Chief Executive Officer Thierry Tanoh denied allegations of fraud by a senior manager.
“The bank’s governance norms are such today that what has been said couldn’t have been done,” Tanoh said in an interview last week in Paris. “We are doing a review because it’s time also for us to look at our governance and keep improving it.”
Nigeria’s Securities and Exchange Commission is investigating Ecobank’s governance after executive director of risk and finance, Laurence do Rego, told the regulator last month that Tanoh and Chairman Kolapo Lawson planned to sell some assets below market value. Do Rego has also said she had been pressured to write off debts owed by a business headed by Lawson and manipulate the bank’s results in 2012.
Ecobank said earlier in September that Tanoh will forgo a $1.14 million bonus for 2012 as the Lome, Togo-based lender appointed external advisers to review its corporate governance. Ecobank has made no dismissals “for now,” he said.
Lawson, Ecobank’s chairman since 2009, is also chairman of Acorn Petroleum Plc and Agbara Estates Ltd., according to Ecobank’s 2012 annual report.

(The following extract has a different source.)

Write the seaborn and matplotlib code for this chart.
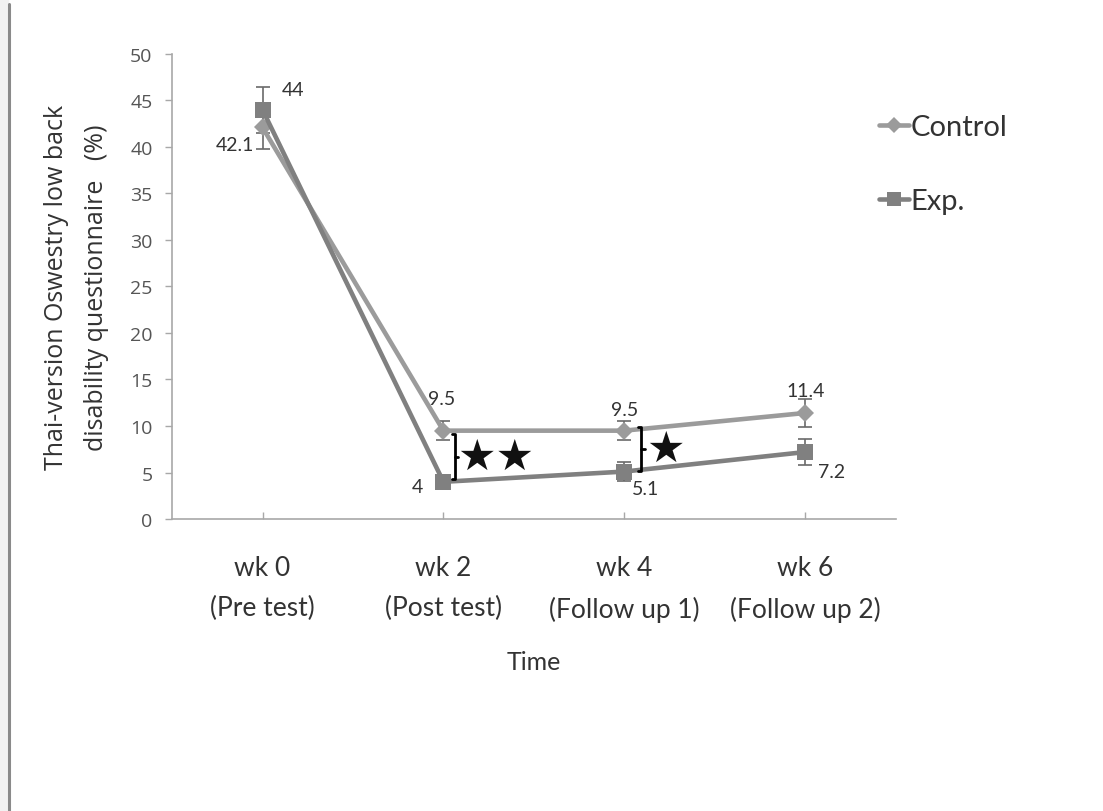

Lawson has been an Ecobank’s non-executive director since 1993, according to the annual report, and also chief executive officer of a diversified industrial and trading group with operations in the U.K. and West Africa.
Tanoh joined Ecobank in July, 2012 as “designate CEO” to work with former CEO Arnold Epke for the rest of the year and “ensure a smooth and succesful transition,” Ecobank said in its annual report. Tanoh took over after Epke started his retirement last year.
“I whole-heartedly endorse Mr Tanoh’s commitment to a more open dialogue with shareholders,” Lawson said in the chairman’s statement in the annual report.
Founded in 1985, Ecobank operates in France and 34 African countries, more than any other lender. It also has representative offices in Beijing, Dubai, Johannesburg, London and Luanda,Angola. The bank had $21 billion in assets at the end of June.